How to Reconstitute Dehydrated Mushrooms
Shiitake Mushroom Sauce with Marsala
2T. minched shallots
4 oz. Shiitake Mushrooms
1/2 cup Marsala wine
1/2 cup Chicken Stock
3/4 cup whipping cream
In a large skillet saute the shallots in butter for 1 minute. Add the Shiitake mushrooms and cook over medium heat for two minutes. Remove mushrooms from the pan and set aside. Add the Marsala wine to the pan and cook over high heat for 1 minute. Add the chicken stock and cook until it is reduced by half. Add the cream and cook over high heat for 3 minutes or until creamy. Return the mushrooms to the pan, salt and pepper to taste. Serve over meat, rice, vegetables or pasta. Serves 4.
Shiitake Mushroom & Cheese Frittata
8 ounces fresh shiitake mushrooms, caps cut into 1/4-inch slices. Save stems for soup stock.
1 small onion (about 6 ounces) halved and cut into 1/4-inch-thick slices
1 1/2 teaspoons fresh thyme
2 tablespoons olive oil
10 large eggs
1/2 cup ricotta cheese
1/4 teaspoon freshly ground pepper
Preheat oven to 350 degrees. Heat oil in a 9- or 10-inch ovenproof nonstick skillet over medium heat until hot but not smoking. Add mushrooms, onion, and thyme; cook, stirring, until mushrooms and onion are golden brown, about 10 minutes. Stir in 1/2 teaspoon salt; remove skillet from heat.
Whisk eggs in a large bowl until frothy. Stir in the ricotta, 1 teaspoon salt, and pepper to taste. Place reserved skillet over medium heat. Immediately pour in egg mixture, and lightly stir to distribute mushrooms and onion evenly. Reduce heat to medium-low; cook 2 minutes, drawing cooked egg away from sides with a rubber spatula to let uncooked egg flow underneath. Cook until just starting to set, about 2 minutes more.
Transfer skillet to oven. Bake until frittata is just set and top is pale golden, 10 to 12 minutes. Serve frittata in skillet, or slide onto a serving platter.

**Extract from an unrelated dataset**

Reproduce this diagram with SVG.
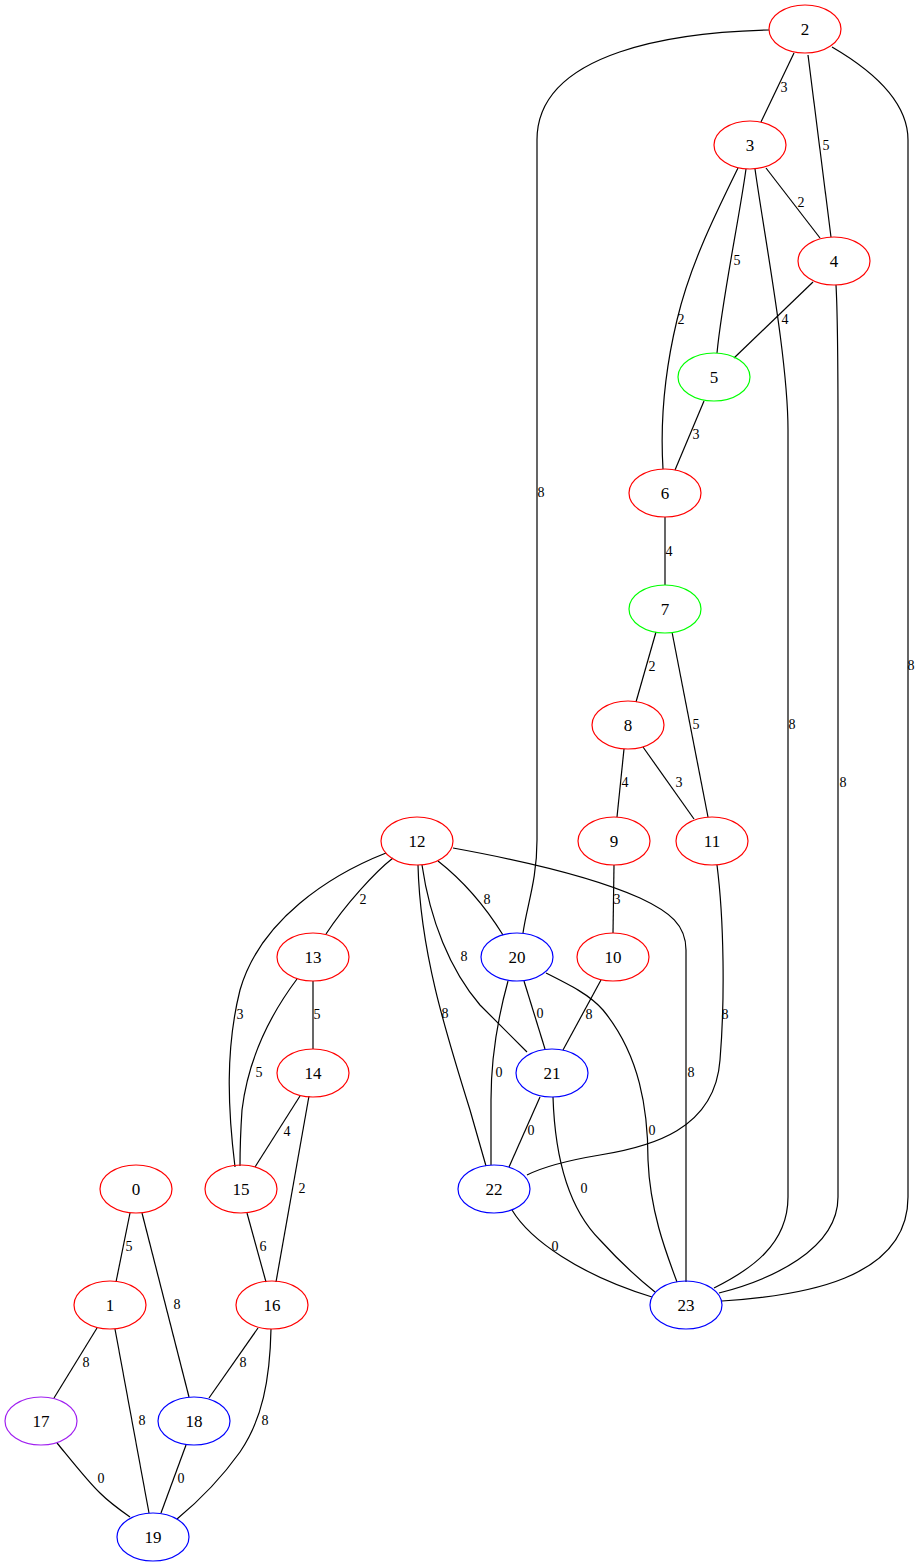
<svg xmlns="http://www.w3.org/2000/svg" width="923" height="1567" viewBox="0 0 923 1567">
<style>
  .bg { fill: #ffffff; }
  .node ellipse { fill: none; stroke-width: 1.2; }
  .node text { font-family: "Liberation Serif", "Times New Roman", serif; font-size: 17px; text-anchor: middle; fill: #000; }
  .red ellipse { stroke: #ff0000; }
  .green ellipse { stroke: #00ff00; }
  .blue ellipse { stroke: #0000ff; }
  .purple ellipse { stroke: #a020f0; }
  #edges path { fill: none; stroke: #000; stroke-width: 1.2; }
  #edges text { font-family: "Liberation Serif", "Times New Roman", serif; font-size: 14px; text-anchor: middle; fill: #000; }
</style>
<rect class="bg" x="0" y="0" width="923" height="1567"/>

<g id="edges">
  <!-- 2 -->
  <path d="M794,53 L761,122"/><text x="784" y="92">3</text>
  <path d="M808,55 L831,237"/><text x="826" y="150">5</text>
  <path d="M769,30 C680,32 537,50 537,140 L537,840 C537,880 527,905 523,933"/><text x="541" y="497">8</text>
  <path d="M832,47 C880,75 908,105 908,140 L908,1197 C908,1280 800,1296 722,1301"/><text x="911" y="670">8</text>
  <!-- 3 -->
  <path d="M766,168 L820,238"/><text x="801" y="207">2</text>
  <path d="M746,169 C739,220 722,300 717,353"/><text x="737" y="265">5</text>
  <path d="M738,168 C715,215 690,265 677,320 C665,370 660,420 663,469"/><text x="681" y="324">2</text>
  <path d="M755,169 C765,240 788,360 788,430 L788,1197 C788,1245 750,1270 714,1288"/><text x="792" y="729">8</text>
  <!-- 4 -->
  <path d="M813,282 L734,358"/><text x="785" y="324">4</text>
  <path d="M836,285 C838,320 838,380 838,430 L838,1197 C838,1250 770,1280 719,1293"/><text x="843" y="787">8</text>
  <!-- 5, 6, 7 -->
  <path d="M704,401 L675,470"/><text x="696" y="439">3</text>
  <path d="M665,517 L665,585"/><text x="669" y="556">4</text>
  <path d="M656,632 L636,702"/><text x="652" y="671">2</text>
  <path d="M672,632 L708,817"/><text x="696" y="729">5</text>
  <!-- 8, 9, 10, 11 -->
  <path d="M624,749 L617,817"/><text x="625" y="787">4</text>
  <path d="M643,747 L694,819"/><text x="679" y="787">3</text>
  <path d="M614,865 L613,933"/><text x="617" y="904">3</text>
  <path d="M601,980 L563,1050"/><text x="589" y="1019">8</text>
  <path d="M717,865 C724,920 725,1000 720,1060 C715,1130 650,1147 600,1155 C570,1160 545,1166 527,1175"/><text x="725" y="1019">8</text>
  <!-- 12 -->
  <path d="M393,858 C375,872 345,905 326,934"/><text x="363" y="904">2</text>
  <path d="M386,853 C330,875 260,920 240,990 C225,1050 228,1110 235,1167"/><text x="240" y="1019">3</text>
  <path d="M438,861 Q475,890 503,935"/><text x="487" y="904">8</text>
  <path d="M422,865 C430,920 450,970 480,1005 C500,1025 515,1040 527,1052"/><text x="464" y="961">8</text>
  <path d="M418,865 C420,950 445,1030 470,1110 L486,1166"/><text x="445" y="1018">8</text>
  <path d="M453,848 C530,862 600,880 640,898 C670,912 686,925 686,950 L686,1282"/><text x="691" y="1077">8</text>
  <!-- 13, 14, 15 -->
  <path d="M313,981 L313,1049"/><text x="317" y="1019">5</text>
  <path d="M297,979 C270,1015 248,1060 242,1110 C240,1140 240,1150 240,1166"/><text x="259" y="1077">5</text>
  <path d="M300,1096 L255,1167"/><text x="287" y="1136">4</text>
  <path d="M309,1096 L276,1282"/><text x="302" y="1193">2</text>
  <path d="M247,1213 L266,1282"/><text x="263" y="1251">6</text>
  <!-- 20, 21, 22 -->
  <path d="M524,981 L545,1049"/><text x="540" y="1018">0</text>
  <path d="M508,981 C500,1010 491,1050 491,1100 L491,1165"/><text x="499" y="1077">0</text>
  <path d="M546,973 C570,985 590,995 603,1010 C640,1055 648,1110 648,1160 C650,1210 665,1250 677,1282"/><text x="652" y="1135">0</text>
  <path d="M540,1097 L509,1167"/><text x="531" y="1135">0</text>
  <path d="M553,1097 C555,1160 570,1210 600,1240 C620,1262 640,1280 655,1292"/><text x="584" y="1193">0</text>
  <path d="M512,1210 C530,1240 580,1275 652,1297"/><text x="555" y="1251">0</text>
  <!-- 0, 1, 16, 17, 18 -->
  <path d="M130,1213 L116,1282"/><text x="129" y="1251">5</text>
  <path d="M142,1213 L189,1397"/><text x="177" y="1309">8</text>
  <path d="M97,1328 L54,1398"/><text x="86" y="1367">8</text>
  <path d="M115,1329 L149,1513"/><text x="142" y="1425">8</text>
  <path d="M258,1328 L209,1398"/><text x="243" y="1367">8</text>
  <path d="M271,1329 C270,1380 262,1420 240,1452 C220,1480 200,1500 177,1519"/><text x="265" y="1425">8</text>
  <path d="M57,1443 C75,1465 90,1484 100,1493 C110,1503 120,1510 130,1517"/><text x="101" y="1483">0</text>
  <path d="M186,1445 L161,1513"/><text x="181" y="1483">0</text>
</g>

<g id="node0" class="node red"><ellipse cx="136" cy="1189" rx="36" ry="24"/><text x="136" y="1195">0</text></g>
<g id="node1" class="node red"><ellipse cx="110" cy="1305" rx="36" ry="24"/><text x="110" y="1311">1</text></g>
<g id="node2" class="node red"><ellipse cx="805" cy="29" rx="36" ry="24"/><text x="805" y="35">2</text></g>
<g id="node3" class="node red"><ellipse cx="750" cy="145" rx="36" ry="24"/><text x="750" y="151">3</text></g>
<g id="node4" class="node red"><ellipse cx="834" cy="261" rx="36" ry="24"/><text x="834" y="267">4</text></g>
<g id="node5" class="node green"><ellipse cx="714" cy="377" rx="36" ry="24"/><text x="714" y="383">5</text></g>
<g id="node6" class="node red"><ellipse cx="665" cy="493" rx="36" ry="24"/><text x="665" y="499">6</text></g>
<g id="node7" class="node green"><ellipse cx="665" cy="609" rx="36" ry="24"/><text x="665" y="615">7</text></g>
<g id="node8" class="node red"><ellipse cx="628" cy="725" rx="36" ry="24"/><text x="628" y="731">8</text></g>
<g id="node9" class="node red"><ellipse cx="614" cy="841" rx="36" ry="24"/><text x="614" y="847">9</text></g>
<g id="node10" class="node red"><ellipse cx="613" cy="957" rx="36" ry="24"/><text x="613" y="963">10</text></g>
<g id="node11" class="node red"><ellipse cx="712" cy="841" rx="36" ry="24"/><text x="712" y="847">11</text></g>
<g id="node12" class="node red"><ellipse cx="417" cy="841" rx="36" ry="24"/><text x="417" y="847">12</text></g>
<g id="node13" class="node red"><ellipse cx="313" cy="957" rx="36" ry="24"/><text x="313" y="963">13</text></g>
<g id="node14" class="node red"><ellipse cx="313" cy="1073" rx="36" ry="24"/><text x="313" y="1079">14</text></g>
<g id="node15" class="node red"><ellipse cx="241" cy="1189" rx="36" ry="24"/><text x="241" y="1195">15</text></g>
<g id="node16" class="node red"><ellipse cx="272" cy="1305" rx="36" ry="24"/><text x="272" y="1311">16</text></g>
<g id="node17" class="node purple"><ellipse cx="41" cy="1421" rx="36" ry="24"/><text x="41" y="1427">17</text></g>
<g id="node18" class="node blue"><ellipse cx="194" cy="1421" rx="36" ry="24"/><text x="194" y="1427">18</text></g>
<g id="node19" class="node blue"><ellipse cx="153" cy="1537" rx="36" ry="24"/><text x="153" y="1543">19</text></g>
<g id="node20" class="node blue"><ellipse cx="517" cy="957" rx="36" ry="24"/><text x="517" y="963">20</text></g>
<g id="node21" class="node blue"><ellipse cx="552" cy="1073" rx="36" ry="24"/><text x="552" y="1079">21</text></g>
<g id="node22" class="node blue"><ellipse cx="494" cy="1189" rx="36" ry="24"/><text x="494" y="1195">22</text></g>
<g id="node23" class="node blue"><ellipse cx="686" cy="1305" rx="36" ry="24"/><text x="686" y="1311">23</text></g>
</svg>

1 pound Shiittake mushrooms
1 cup chopped onion
3/4 tsp. thyme
1/4 cup diced ham
1 T. dry sherry
1.5 cup heavy cream
Preheat oven to 375. Sort 12 large Shiitake caps, brush gills with butter, season with salt and pepper to taste and set aside. Chop remaining mushrooms, including tender stems. Melt butter, add onion, ham, and thyme. Add chopped Shiitake and Sherry. Cover and cook on high for 5 minutes. Spoon mixture into Shiitake caps and sprinkle with Parmesan cheese. Bake on top rack of oven for 15-20 minutes.